STATED GOAL.
Begin at the line containing "Clone this chart in D3.js." and stop at the line containing "var rightYTicks = [2, 4, 6, 8, 10];"; copy those lines exactly, ends included, and nothing else.

begin DATA TO PROCESS

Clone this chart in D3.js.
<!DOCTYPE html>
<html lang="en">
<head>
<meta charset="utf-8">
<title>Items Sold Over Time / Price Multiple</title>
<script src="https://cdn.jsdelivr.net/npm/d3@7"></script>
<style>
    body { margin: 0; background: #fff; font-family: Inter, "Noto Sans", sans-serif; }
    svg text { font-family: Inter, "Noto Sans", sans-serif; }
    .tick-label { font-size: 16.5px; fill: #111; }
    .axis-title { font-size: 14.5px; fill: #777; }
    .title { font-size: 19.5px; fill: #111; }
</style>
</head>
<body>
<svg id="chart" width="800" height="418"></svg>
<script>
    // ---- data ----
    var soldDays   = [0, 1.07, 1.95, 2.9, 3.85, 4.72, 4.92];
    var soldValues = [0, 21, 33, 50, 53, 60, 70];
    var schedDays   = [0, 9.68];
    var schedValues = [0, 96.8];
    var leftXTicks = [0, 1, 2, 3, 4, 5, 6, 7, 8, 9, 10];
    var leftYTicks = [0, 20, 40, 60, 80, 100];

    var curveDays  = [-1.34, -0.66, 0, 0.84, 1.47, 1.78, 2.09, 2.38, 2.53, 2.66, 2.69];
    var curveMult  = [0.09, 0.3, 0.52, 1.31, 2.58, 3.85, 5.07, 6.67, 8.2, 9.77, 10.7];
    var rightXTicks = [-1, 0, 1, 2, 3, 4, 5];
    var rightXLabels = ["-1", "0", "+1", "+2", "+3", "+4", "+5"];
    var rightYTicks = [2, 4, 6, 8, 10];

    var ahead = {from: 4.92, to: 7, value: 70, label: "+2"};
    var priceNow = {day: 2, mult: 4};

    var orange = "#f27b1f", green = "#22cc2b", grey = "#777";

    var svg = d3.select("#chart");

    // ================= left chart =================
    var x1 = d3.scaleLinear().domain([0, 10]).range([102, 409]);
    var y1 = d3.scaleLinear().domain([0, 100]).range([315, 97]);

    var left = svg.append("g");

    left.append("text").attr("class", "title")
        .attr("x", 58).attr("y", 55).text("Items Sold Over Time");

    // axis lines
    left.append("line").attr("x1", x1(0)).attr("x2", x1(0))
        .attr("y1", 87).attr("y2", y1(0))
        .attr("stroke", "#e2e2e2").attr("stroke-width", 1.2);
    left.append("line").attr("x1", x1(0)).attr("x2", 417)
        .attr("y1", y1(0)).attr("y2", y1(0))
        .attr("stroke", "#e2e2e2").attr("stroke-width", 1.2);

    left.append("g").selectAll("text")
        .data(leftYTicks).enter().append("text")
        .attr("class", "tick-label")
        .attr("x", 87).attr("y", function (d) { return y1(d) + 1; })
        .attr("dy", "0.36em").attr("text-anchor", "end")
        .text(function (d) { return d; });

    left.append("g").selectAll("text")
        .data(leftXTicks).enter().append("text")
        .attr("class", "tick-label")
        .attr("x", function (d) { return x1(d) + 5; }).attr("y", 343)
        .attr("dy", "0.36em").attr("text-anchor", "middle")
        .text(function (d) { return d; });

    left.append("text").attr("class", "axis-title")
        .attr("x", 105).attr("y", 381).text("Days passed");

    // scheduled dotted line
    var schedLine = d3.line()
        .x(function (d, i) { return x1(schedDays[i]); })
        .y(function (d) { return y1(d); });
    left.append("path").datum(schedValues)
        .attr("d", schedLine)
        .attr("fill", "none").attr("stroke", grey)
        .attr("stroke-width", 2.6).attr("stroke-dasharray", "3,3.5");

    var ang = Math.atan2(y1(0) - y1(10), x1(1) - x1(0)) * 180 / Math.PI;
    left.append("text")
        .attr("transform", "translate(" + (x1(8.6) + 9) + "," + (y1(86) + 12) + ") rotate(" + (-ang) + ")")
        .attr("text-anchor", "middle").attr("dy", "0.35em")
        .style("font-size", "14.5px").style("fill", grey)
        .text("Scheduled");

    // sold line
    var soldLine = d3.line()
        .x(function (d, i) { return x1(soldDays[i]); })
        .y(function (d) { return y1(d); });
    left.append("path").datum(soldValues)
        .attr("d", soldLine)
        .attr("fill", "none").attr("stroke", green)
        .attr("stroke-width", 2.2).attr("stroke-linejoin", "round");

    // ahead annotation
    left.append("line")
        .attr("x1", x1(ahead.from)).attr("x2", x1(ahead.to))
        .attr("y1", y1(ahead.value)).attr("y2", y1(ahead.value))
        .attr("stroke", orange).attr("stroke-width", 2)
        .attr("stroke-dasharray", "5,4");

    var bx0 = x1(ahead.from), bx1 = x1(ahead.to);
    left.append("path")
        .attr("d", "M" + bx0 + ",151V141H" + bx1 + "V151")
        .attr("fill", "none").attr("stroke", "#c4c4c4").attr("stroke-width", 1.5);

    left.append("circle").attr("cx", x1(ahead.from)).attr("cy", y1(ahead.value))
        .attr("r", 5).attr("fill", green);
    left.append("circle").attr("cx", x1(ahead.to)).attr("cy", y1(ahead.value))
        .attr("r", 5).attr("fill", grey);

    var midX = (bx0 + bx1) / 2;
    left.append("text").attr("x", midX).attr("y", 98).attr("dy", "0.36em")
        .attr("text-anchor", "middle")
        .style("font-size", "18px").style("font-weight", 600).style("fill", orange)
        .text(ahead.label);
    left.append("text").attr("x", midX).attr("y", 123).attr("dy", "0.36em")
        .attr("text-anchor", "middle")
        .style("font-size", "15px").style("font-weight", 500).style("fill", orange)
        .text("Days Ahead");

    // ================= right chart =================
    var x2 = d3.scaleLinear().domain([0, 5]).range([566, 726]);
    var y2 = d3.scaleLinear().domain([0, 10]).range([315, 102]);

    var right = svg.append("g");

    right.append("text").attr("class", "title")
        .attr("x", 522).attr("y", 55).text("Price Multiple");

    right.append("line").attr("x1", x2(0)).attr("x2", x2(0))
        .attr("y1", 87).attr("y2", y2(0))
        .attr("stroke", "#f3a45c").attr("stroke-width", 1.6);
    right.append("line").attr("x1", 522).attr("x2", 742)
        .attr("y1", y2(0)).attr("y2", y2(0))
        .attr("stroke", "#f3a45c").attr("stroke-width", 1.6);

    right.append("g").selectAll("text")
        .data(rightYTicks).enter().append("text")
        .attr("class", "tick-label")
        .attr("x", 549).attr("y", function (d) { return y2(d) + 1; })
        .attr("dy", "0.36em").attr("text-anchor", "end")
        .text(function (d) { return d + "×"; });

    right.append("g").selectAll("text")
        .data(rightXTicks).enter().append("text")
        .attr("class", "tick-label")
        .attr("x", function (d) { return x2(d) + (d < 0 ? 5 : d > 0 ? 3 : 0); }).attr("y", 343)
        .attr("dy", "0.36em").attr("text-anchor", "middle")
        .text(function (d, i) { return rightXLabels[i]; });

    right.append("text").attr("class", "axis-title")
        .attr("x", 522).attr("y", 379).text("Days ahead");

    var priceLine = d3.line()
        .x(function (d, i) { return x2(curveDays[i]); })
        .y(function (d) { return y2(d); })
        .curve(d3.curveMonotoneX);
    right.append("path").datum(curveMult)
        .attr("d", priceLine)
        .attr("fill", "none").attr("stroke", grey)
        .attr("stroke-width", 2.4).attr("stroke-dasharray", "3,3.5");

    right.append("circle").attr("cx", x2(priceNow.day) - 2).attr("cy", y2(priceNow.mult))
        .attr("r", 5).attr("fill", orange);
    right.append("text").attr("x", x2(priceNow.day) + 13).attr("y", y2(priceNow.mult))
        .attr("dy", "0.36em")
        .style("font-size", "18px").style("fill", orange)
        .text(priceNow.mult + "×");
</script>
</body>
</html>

end DATA TO PROCESS
begin DATA TO PROCESS

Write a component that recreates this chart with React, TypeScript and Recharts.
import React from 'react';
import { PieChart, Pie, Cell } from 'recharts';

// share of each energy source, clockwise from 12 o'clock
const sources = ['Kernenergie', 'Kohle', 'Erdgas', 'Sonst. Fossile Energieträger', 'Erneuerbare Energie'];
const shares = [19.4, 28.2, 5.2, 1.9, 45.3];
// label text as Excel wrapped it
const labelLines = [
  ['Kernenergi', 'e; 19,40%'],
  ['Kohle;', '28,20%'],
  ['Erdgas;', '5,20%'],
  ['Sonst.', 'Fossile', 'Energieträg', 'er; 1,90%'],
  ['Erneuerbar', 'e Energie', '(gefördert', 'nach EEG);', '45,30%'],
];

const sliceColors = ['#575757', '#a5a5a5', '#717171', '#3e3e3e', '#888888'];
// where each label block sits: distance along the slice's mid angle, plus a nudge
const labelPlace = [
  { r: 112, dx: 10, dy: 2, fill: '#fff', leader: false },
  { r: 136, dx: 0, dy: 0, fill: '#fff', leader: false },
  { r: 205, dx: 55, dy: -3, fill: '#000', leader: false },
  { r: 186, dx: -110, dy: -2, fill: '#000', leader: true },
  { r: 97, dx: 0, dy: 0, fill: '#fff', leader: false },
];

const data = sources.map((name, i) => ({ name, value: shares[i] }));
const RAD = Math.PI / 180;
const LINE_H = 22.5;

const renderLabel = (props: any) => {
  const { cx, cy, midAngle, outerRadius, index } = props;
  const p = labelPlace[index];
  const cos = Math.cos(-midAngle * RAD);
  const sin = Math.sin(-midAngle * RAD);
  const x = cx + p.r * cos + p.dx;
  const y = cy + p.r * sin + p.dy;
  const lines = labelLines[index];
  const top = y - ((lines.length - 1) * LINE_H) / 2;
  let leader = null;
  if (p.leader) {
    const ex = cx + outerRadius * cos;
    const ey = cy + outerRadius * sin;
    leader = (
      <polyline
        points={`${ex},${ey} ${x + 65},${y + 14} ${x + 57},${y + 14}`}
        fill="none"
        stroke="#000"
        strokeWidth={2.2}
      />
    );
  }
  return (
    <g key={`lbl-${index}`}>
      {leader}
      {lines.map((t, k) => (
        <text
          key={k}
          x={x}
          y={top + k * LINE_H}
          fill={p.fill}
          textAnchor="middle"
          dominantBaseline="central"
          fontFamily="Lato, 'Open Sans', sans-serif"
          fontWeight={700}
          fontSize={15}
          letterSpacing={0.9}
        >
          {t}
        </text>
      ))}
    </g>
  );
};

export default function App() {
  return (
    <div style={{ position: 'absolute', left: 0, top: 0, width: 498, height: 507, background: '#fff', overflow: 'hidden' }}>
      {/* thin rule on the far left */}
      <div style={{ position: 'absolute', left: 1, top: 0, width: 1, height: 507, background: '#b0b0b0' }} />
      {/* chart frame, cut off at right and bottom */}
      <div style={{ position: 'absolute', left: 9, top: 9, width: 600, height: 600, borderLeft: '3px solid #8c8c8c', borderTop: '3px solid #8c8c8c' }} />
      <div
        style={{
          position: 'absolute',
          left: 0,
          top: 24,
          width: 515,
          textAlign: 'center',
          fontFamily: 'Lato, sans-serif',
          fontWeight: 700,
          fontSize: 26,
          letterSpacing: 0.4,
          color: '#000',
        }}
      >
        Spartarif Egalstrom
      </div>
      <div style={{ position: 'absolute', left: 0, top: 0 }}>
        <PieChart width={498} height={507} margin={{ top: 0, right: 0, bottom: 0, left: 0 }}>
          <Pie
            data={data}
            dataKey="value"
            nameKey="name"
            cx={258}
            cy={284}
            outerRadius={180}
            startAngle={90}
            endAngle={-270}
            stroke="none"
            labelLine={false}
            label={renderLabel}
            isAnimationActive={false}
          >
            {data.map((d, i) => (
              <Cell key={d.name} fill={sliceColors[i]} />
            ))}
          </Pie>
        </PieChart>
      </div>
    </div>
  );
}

end DATA TO PROCESS

RESULT FOR THIS TASK.
Clone this chart in D3.js.
<!DOCTYPE html>
<html lang="en">
<head>
<meta charset="utf-8">
<title>Items Sold Over Time / Price Multiple</title>
<script src="https://cdn.jsdelivr.net/npm/d3@7"></script>
<style>
    body { margin: 0; background: #fff; font-family: Inter, "Noto Sans", sans-serif; }
    svg text { font-family: Inter, "Noto Sans", sans-serif; }
    .tick-label { font-size: 16.5px; fill: #111; }
    .axis-title { font-size: 14.5px; fill: #777; }
    .title { font-size: 19.5px; fill: #111; }
</style>
</head>
<body>
<svg id="chart" width="800" height="418"></svg>
<script>
    // ---- data ----
    var soldDays   = [0, 1.07, 1.95, 2.9, 3.85, 4.72, 4.92];
    var soldValues = [0, 21, 33, 50, 53, 60, 70];
    var schedDays   = [0, 9.68];
    var schedValues = [0, 96.8];
    var leftXTicks = [0, 1, 2, 3, 4, 5, 6, 7, 8, 9, 10];
    var leftYTicks = [0, 20, 40, 60, 80, 100];

    var curveDays  = [-1.34, -0.66, 0, 0.84, 1.47, 1.78, 2.09, 2.38, 2.53, 2.66, 2.69];
    var curveMult  = [0.09, 0.3, 0.52, 1.31, 2.58, 3.85, 5.07, 6.67, 8.2, 9.77, 10.7];
    var rightXTicks = [-1, 0, 1, 2, 3, 4, 5];
    var rightXLabels = ["-1", "0", "+1", "+2", "+3", "+4", "+5"];
    var rightYTicks = [2, 4, 6, 8, 10];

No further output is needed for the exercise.